No sooner has Cumberbatch sat down on the 31st floor of Toronto’s Trump Hotel and announced that he’d “fancy a pisco sour” than our preternaturally attentive waiter appears: “Two pisco sours, I hear?”
“Please!” shouts Cumberbatch.
“Singles or doubles? What kind of day was it today?”
“Doubles, motherfuckah!” says Cumberbatch, grinning and doing a seated dance. “Gotta be. Al-ways!”
He got hooked on pisco sours, he says, because he likes whiskey sours, and a friend who’d visited South America demanded he try one. He says he likes tequila, too, which starts a debate about whether pisco is made from cactus or grapes (it’s a brandy, so grapes), which prompts a discussion about Googling and books and Kindles and how nobody ever just knows anything or retains information anymore.
“Somebody probably told me when I was born what all of my life was for, but I kind of tend to forget information until it becomes immediately relevant,” Cumberbatch says. “Otherwise my head would spin off in a thousand directions, and it wouldn’t be pretty.” The highlight of his trip, he says, has been meeting Naomi Watts (“Man, I have such a crush on her. She’s just gorgeous. I know she’s married, and I’m very happy as well, but she—I think it’s her talent”). He’s been so slammed that he hasn’t seen any movies at the festival and is “desperate” to hear my review of all of them, particularly The Riot Club, a social satire about an elitist society of young wankers at Oxford that he’s familiar with from when it was a play called Posh, directed by Lyndsey Turner, who’s directing him as Hamlet at the Barbican next year. You might assume that Cumberbatch is an Oxford wanker, too, what with that ridiculously British name, that estimable vocabulary, that affinity for saying whilst, that silky posh accent, those piercing blue eyes, that chiseled face, that translucent skin suggesting overcast skies and manor-house libraries—all of which allows
him somehow to exude eroticism while resembling a 19th-century gentleman caller drained of blood and unfrozen by aliens. Or just an alien. Or perhaps a small amphibious mammal. He’s joked that his “weird face” might be indicative of inbreeding and “is something between an otter and something that people find vaguely attractive, or just an otter, which is vaguely attractive.”
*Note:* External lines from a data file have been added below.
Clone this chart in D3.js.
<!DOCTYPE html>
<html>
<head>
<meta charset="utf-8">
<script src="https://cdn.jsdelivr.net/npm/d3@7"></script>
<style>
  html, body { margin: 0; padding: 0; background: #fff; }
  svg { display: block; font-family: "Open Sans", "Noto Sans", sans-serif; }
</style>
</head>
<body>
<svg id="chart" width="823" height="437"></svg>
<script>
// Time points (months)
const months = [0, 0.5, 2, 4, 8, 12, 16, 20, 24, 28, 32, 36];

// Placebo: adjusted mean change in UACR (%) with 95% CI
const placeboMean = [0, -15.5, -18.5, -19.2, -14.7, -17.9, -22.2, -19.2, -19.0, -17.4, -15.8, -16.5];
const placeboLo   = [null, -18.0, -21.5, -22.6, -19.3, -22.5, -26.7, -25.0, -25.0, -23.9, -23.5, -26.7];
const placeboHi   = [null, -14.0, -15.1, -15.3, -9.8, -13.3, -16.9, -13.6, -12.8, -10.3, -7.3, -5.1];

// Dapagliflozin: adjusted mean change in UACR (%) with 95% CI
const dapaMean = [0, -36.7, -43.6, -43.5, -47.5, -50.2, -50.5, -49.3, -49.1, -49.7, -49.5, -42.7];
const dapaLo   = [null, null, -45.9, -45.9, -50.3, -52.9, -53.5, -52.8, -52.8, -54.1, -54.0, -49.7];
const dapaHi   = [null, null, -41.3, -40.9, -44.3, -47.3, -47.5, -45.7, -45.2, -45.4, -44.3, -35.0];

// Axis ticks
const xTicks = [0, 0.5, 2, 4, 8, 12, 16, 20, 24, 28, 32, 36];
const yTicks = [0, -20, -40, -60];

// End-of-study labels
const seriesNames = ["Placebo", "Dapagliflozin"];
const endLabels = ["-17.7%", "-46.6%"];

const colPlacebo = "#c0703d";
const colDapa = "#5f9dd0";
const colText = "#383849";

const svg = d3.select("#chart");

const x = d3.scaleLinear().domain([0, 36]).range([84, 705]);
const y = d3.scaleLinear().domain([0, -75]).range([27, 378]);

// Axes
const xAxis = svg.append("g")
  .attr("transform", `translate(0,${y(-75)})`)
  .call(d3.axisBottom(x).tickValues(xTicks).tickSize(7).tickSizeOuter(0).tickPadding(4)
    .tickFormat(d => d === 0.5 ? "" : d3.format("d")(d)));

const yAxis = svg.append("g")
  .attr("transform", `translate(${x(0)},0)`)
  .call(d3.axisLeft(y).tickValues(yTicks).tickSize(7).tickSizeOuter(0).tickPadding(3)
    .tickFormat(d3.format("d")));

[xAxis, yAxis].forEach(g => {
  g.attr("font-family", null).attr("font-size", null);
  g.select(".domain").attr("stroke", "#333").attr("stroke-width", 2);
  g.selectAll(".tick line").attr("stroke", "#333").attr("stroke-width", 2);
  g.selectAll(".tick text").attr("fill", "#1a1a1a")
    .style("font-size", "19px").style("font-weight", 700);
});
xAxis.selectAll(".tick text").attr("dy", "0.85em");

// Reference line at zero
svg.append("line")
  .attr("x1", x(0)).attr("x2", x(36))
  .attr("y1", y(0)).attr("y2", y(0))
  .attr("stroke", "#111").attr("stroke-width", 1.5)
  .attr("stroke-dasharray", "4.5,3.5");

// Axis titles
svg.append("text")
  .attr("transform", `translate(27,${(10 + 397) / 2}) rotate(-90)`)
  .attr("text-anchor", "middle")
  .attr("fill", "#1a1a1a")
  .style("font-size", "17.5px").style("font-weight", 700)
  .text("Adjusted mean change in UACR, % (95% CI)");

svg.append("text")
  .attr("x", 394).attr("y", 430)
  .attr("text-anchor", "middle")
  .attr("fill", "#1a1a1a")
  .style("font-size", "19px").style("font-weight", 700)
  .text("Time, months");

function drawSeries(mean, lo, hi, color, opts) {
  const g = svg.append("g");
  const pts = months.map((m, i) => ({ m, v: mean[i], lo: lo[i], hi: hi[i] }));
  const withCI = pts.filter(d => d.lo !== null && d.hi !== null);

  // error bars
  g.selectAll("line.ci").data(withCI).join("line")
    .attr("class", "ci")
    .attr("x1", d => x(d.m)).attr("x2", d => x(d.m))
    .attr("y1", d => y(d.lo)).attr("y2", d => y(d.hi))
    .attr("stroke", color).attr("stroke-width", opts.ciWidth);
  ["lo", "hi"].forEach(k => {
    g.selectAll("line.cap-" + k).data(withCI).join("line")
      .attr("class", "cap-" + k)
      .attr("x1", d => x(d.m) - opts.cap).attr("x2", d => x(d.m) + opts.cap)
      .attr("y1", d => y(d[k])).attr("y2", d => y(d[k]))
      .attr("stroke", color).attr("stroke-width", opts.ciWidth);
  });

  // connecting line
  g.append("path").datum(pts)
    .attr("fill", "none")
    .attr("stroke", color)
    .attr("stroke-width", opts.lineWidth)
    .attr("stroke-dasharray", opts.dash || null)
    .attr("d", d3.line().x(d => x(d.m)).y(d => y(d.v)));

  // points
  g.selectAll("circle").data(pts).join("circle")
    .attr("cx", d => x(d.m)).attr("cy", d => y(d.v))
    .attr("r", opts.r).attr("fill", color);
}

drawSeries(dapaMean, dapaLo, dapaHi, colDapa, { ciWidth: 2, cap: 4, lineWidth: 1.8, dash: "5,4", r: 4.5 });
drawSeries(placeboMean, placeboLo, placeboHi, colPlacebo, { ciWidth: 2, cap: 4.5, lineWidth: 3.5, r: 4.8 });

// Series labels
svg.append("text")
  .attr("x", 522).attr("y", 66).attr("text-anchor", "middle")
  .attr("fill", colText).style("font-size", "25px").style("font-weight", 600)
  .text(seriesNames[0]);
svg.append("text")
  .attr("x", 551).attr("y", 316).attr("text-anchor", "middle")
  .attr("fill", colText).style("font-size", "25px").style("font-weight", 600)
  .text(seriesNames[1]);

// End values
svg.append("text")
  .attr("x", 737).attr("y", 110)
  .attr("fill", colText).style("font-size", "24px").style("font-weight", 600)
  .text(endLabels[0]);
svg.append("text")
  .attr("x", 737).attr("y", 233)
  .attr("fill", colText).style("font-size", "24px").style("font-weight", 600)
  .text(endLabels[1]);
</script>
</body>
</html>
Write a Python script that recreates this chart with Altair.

(…) “I’m pretend clever. I’m not actually clever.” Phantogram is playing over the sound system, Cumberbatch pauses to notice. “Great band.”
How are our pisco sours, the waiter asks. “Pisssssco!” says Cumberbatch. “Good to drink in company when you’re getting pissed. It’s really nice, isn’t it?” We order another round.
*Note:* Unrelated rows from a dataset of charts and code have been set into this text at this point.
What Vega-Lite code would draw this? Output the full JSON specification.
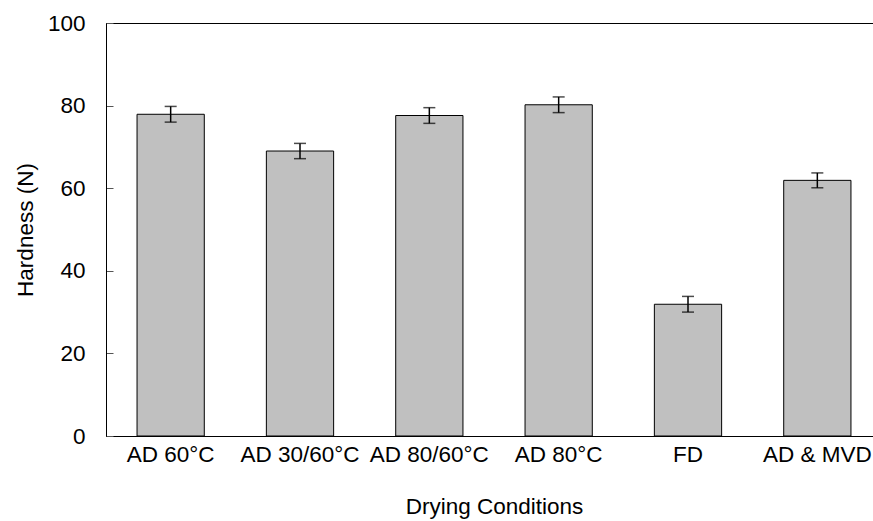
{
  "$schema": "https://vega.github.io/schema/vega-lite/v6.json",
  "autosize": "none",
  "padding": {"left": 106, "top": 23, "right": 0, "bottom": 85},
  "width": 776,
  "height": 413,
  "background": "white",
  "config": {
    "view": {"stroke": "black", "strokeWidth": 1},
    "font": "Liberation Sans",
    "axis": {"labelFont": "Liberation Sans", "titleFont": "Liberation Sans", "labelFontSize": 22.5, "titleFontSize": 22.5, "labelColor": "black", "titleColor": "black", "titleFontWeight": "normal", "grid": false, "domainColor": "black", "domainWidth": 1}
  },
  "data": {
    "values": [
      {"cond": "AD 60°C", "hardness": 77.9, "sd": 1.9},
      {"cond": "AD 30/60°C", "hardness": 69.0, "sd": 1.85},
      {"cond": "AD 80/60°C", "hardness": 77.6, "sd": 1.9},
      {"cond": "AD 80°C", "hardness": 80.2, "sd": 1.9},
      {"cond": "FD", "hardness": 31.9, "sd": 1.9},
      {"cond": "AD & MVD", "hardness": 61.9, "sd": 1.8}
    ]
  },
  "encoding": {
    "x": {
      "field": "cond", "type": "nominal", "sort": null,
      "scale": {"paddingInner": 0.48, "paddingOuter": 0.24},
      "axis": {"title": "Drying Conditions", "labelAngle": 0, "ticks": false, "labelPadding": 7, "titlePadding": 30}
    }
  },
  "layer": [
    {
      "mark": {"type": "bar", "color": "#c0c0c0", "stroke": "black", "strokeWidth": 1},
      "encoding": {
        "y": {
          "field": "hardness", "type": "quantitative",
          "scale": {"domain": [0, 100], "nice": false},
          "title": "Hardness (N)",
          "axis": {"title": "Hardness (N)", "values": [0, 20, 40, 60, 80, 100], "tickSize": -7, "tickColor": "#555", "labelPadding": 28, "titlePadding": 10}
        }
      }
    },
    {
      "mark": {"type": "errorbar", "color": "black", "thickness": 1.5, "ticks": {"size": 12, "thickness": 1.5, "color": "black"}},
      "encoding": {
        "y": {"field": "hardness", "type": "quantitative", "title": "Hardness (N)"},
        "yError": {"field": "sd"}
      }
    }
  ]
}
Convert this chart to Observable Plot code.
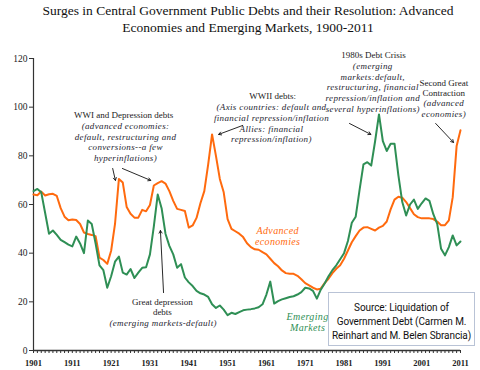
<!DOCTYPE html>
<html><head><meta charset="utf-8">
<script src="https://cdn.jsdelivr.net/npm/d3@7"></script>
<script src="https://cdn.jsdelivr.net/npm/@observablehq/plot@0.6"></script>
<style>
html,body{margin:0;padding:0;background:#fff;}
#title{height:40px;box-sizing:border-box;padding-top:1.5px;padding-left:16px;width:480px;font-family:"Liberation Serif",serif;font-size:13.5px;line-height:17px;text-align:center;color:#111;}
#chart{position:relative;width:480px;height:330px;}
#source{position:absolute;z-index:2;left:328px;top:252px;width:147px;height:54px;box-sizing:border-box;border:1px solid #b9c3d6;background:#fff;font-family:Roboto,sans-serif;font-size:10px;line-height:14px;text-align:center;padding-top:8px;color:#111;letter-spacing:-0.1px;}
#chart svg, #chart svg text{font-family:"Liberation Serif",serif !important;}
#chart svg g[font-style="italic"] text{letter-spacing:0.35px;}
</style></head><body>
<div id="title">Surges in Central Government Public Debts and their Resolution: Advanced<br>Economies and Emerging Markets, 1900-2011</div>
<div id="chart"><div id="source">Source: Liquidation of<br>Government Debt (Carmen M.<br>Reinhart and M. Belen Sbrancia)</div></div>
<script>
const years = d3.range(1901, 2012);
const advanced = [
  64.1, 63.8, 65.3, 63.7, 64.2, 64.4, 63.5, 58.5, 55.0, 53.5,
  53.8, 53.6, 52.0, 48.5, 47.9, 47.5, 47.0, 38.2, 37.2, 35.6,
  41.0, 52.0, 70.5, 69.0, 59.0, 56.2, 54.6, 54.6, 57.8, 57.2,
  59.8, 67.8, 68.8, 69.6, 68.6, 65.5, 61.5, 58.2, 57.8, 57.3,
  50.5, 51.4, 54.5, 60.5, 65.5, 76.5, 88.8, 80.0, 70.5, 65.0,
  54.0, 50.0, 49.0, 48.0, 46.6, 44.1, 42.5, 41.6, 41.4, 40.4,
  39.5, 37.7, 35.9, 34.6, 32.9, 31.8, 31.5, 31.5, 30.7, 29.3,
  27.7, 26.8, 25.8, 25.1, 25.4, 27.7, 29.5, 31.8, 33.6, 35.0,
  37.7, 41.1, 44.5, 47.0, 49.3, 50.5, 50.7, 50.0, 49.3, 50.5,
  51.2, 53.0, 58.0, 62.0, 63.2, 62.8, 61.0, 58.5, 56.0, 54.8,
  54.3, 54.3, 54.3, 54.0, 53.0, 51.5, 51.5, 53.5, 63.0, 84.0,
  90.5
];
const emerging = [
  65.5, 66.4, 65.0, 56.5, 48.0, 49.3, 47.5, 45.5, 44.5, 43.5,
  42.8, 46.8, 44.0, 40.0, 53.4, 52.0, 44.0, 35.0, 33.0, 25.8,
  30.5, 36.5, 38.6, 32.0, 31.2, 33.5, 29.8, 32.0, 34.0, 34.2,
  39.5, 51.0, 64.1, 58.5, 48.0, 43.0, 39.5, 34.0, 35.5, 30.0,
  28.0, 26.5, 24.5, 23.5, 23.0, 22.0, 19.0, 17.5, 18.5, 16.8,
  14.5, 15.5, 15.0, 15.8, 16.5, 16.8, 17.0, 17.3, 17.8, 19.0,
  23.0, 28.3, 19.3, 20.3, 21.0, 21.5, 22.0, 22.3, 23.0, 24.0,
  25.8, 25.5, 24.5, 21.3, 25.0, 27.5, 30.5, 33.0, 35.0, 37.5,
  40.0, 45.0, 52.5, 55.0, 66.0, 76.5, 77.4, 76.0, 86.0, 97.0,
  86.0, 82.0, 85.0, 85.0, 72.0, 61.0, 55.5, 60.0, 62.0, 58.2,
  60.5, 62.5, 61.5, 56.0, 52.0, 41.8, 39.1, 42.5, 47.3, 43.2,
  44.8
];
const yTicks = [0, 20, 40, 60, 80, 100, 120];
const xLabelYears = [1901, 1911, 1921, 1931, 1941, 1951, 1961, 1971, 1981, 1991, 2001, 2011];

const headingNotes = [
  {x: 1924.2, y: 97.0, text: "WWI and Depression debts"},
  {x: 1962.6, y: 104.8, text: "WWII debts:"},
  {x: 1988.6, y: 121.7, text: "1980s Debt Crisis"},
  {x: 2006.7, y: 108.1, text: "Second Great\nContraction"},
  {x: 1934.2, y: 18.0, text: "Great depression\ndebts"}
];
const italicNotes = [
  {x: 1924.7, y: 85.9, text: "(advanced economies:\ndefault, restructuring and\nconversions--a few\nhyperinflations)"},
  {x: 1962.3, y: 93.5, text: "(Axis countries: default and\nfinancial repression/inflation\nAllies: financial\nrepression/inflation)"},
  {x: 1988.4, y: 108.3, text: "(emerging\nmarkets:default,\nrestructuring, financial\nrepression/inflation and\nseveral hyperinflations)"},
  {x: 2006.7, y: 99.5, text: "(advanced\neconomies)"},
  {x: 1934.4, y: 11.5, text: "(emerging markets-default)"}
];
const arrowNotes = [
  {x1: 1921.4, y1: 74.8, x2: 1922.1, y2: 69.9},
  {x1: 1923.9, y1: 74.8, x2: 1931.2, y2: 69.9},
  {x1: 1954.9, y1: 92.5, x2: 1948.7, y2: 88.8},
  {x1: 1982.4, y1: 93.3, x2: 1987.9, y2: 88.8},
  {x1: 2004.6, y1: 93.3, x2: 2009.2, y2: 85.5},
  {x1: 1934.5, y1: 23.8, x2: 1933.7, y2: 49.3}
];
const ORANGE = "#ff6a0e", GREEN = "#2f8f55";
const seriesLabels = [
  {x: 1963.9, y: 47.1, text: "Advanced\neconomies", color: ORANGE},
  {x: 1971.6, y: 11.9, text: "Emerging\nMarkets", color: GREEN}
];

const advRows = years.map((yr, i) => ({year: yr, value: advanced[i]}));
const emRows = years.map((yr, i) => ({year: yr, value: emerging[i]}));
const SERIF = "Liberation Serif";

const chart = Plot.plot({
  width: 480, height: 330,
  marginLeft: 33, marginRight: 20, marginTop: 18, marginBottom: 20,
  style: {fontFamily: SERIF, fontSize: "9px", color: "#222", background: "transparent"},
  x: {domain: [1901, 2011], label: null},
  y: {domain: [0, 120], label: null},
  marks: [
    Plot.axisY({ticks: yTicks, tickSize: 4, tickPadding: 2, fontSize: 9.5, fontFamily: SERIF, stroke: "#333"}),
    Plot.axisX({ticks: years, tickSize: 3, tickFormat: () => "", stroke: "#333"}),
    Plot.axisX({ticks: xLabelYears, tickSize: 0, tickPadding: 9, tickFormat: d => String(d), fontSize: 8.5, fontFamily: SERIF, fontWeight: "bold"}),
    Plot.ruleX([1901], {stroke: "#333", strokeWidth: 1.2}),
    Plot.ruleY([0], {stroke: "#333", strokeWidth: 1.6}),
    Plot.line(advRows, {x: "year", y: "value", stroke: ORANGE, strokeWidth: 2}),
    Plot.line(emRows, {x: "year", y: "value", stroke: GREEN, strokeWidth: 2}),
    Plot.arrow(arrowNotes, {x1: "x1", y1: "y1", x2: "x2", y2: "y2", stroke: "#111", strokeWidth: 0.9, headLength: 5}),
    Plot.text(headingNotes, {x: "x", y: "y", text: "text", fontSize: 9, fontFamily: SERIF, lineHeight: 1.18, fill: "#1a1a1a"}),
    Plot.text(italicNotes, {x: "x", y: "y", text: "text", fontSize: 9, fontFamily: SERIF, lineHeight: 1.19, fontStyle: "italic", fill: "#1e1e30"}),
    Plot.text(seriesLabels, {x: "x", y: "y", text: "text", fill: d => d.color, fontSize: 10, fontFamily: SERIF, lineHeight: 1.1, fontStyle: "italic"})
  ]
});
document.getElementById("chart").prepend(chart);
</script>
</body></html>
I tell him that sometimes when I drink pisco, my face gets weird and tingly. “Okay, we’ll sort that out,” Cumberbatch says reassuringly. “Throw ice on you or something. It’ll be all right.” Then as soon as the waiter leaves, he jumps up. “Listen, I’m embarrassed, but I need the loo.”
“The Internet’s Boyfriend” is both an accurate descriptor of Cumberbatch’s current place in popular culture and the name of one of many Tumblrs dedicated to him, another of which is a name generator spitting out even more hilarious British-sounding names, like Tiddleywomp Vegemite and Wellington Comblyclomp. Members of his rabid thinking-women’s fan base call themselves the Cumberbitches, though some prefer Cumberbunnies or Benaddicts or Cumbercookies. (The object of their affection has said he thinks “Cumberbabes” is more feminist, or “the Cumbercollective.”) A survey of audience members at Cumberbatch’s Graham Norton Show appearance last year revealed fans who’d flown in from Japan or Hong Kong (he’s just as huge in Asia) or took a 20-hour bus ride from Germany. Since April 2013, an Indonesian baker named Vereen Tjoeng has been making elaborate Cumbercupcakes in his likeness. There’s also the hashtag #cumberwatch, which tracks his physical whereabouts; at The Imitation Game’s premiere, I overheard a group of girls who used it to locate the after-party and were planning to stalk him there.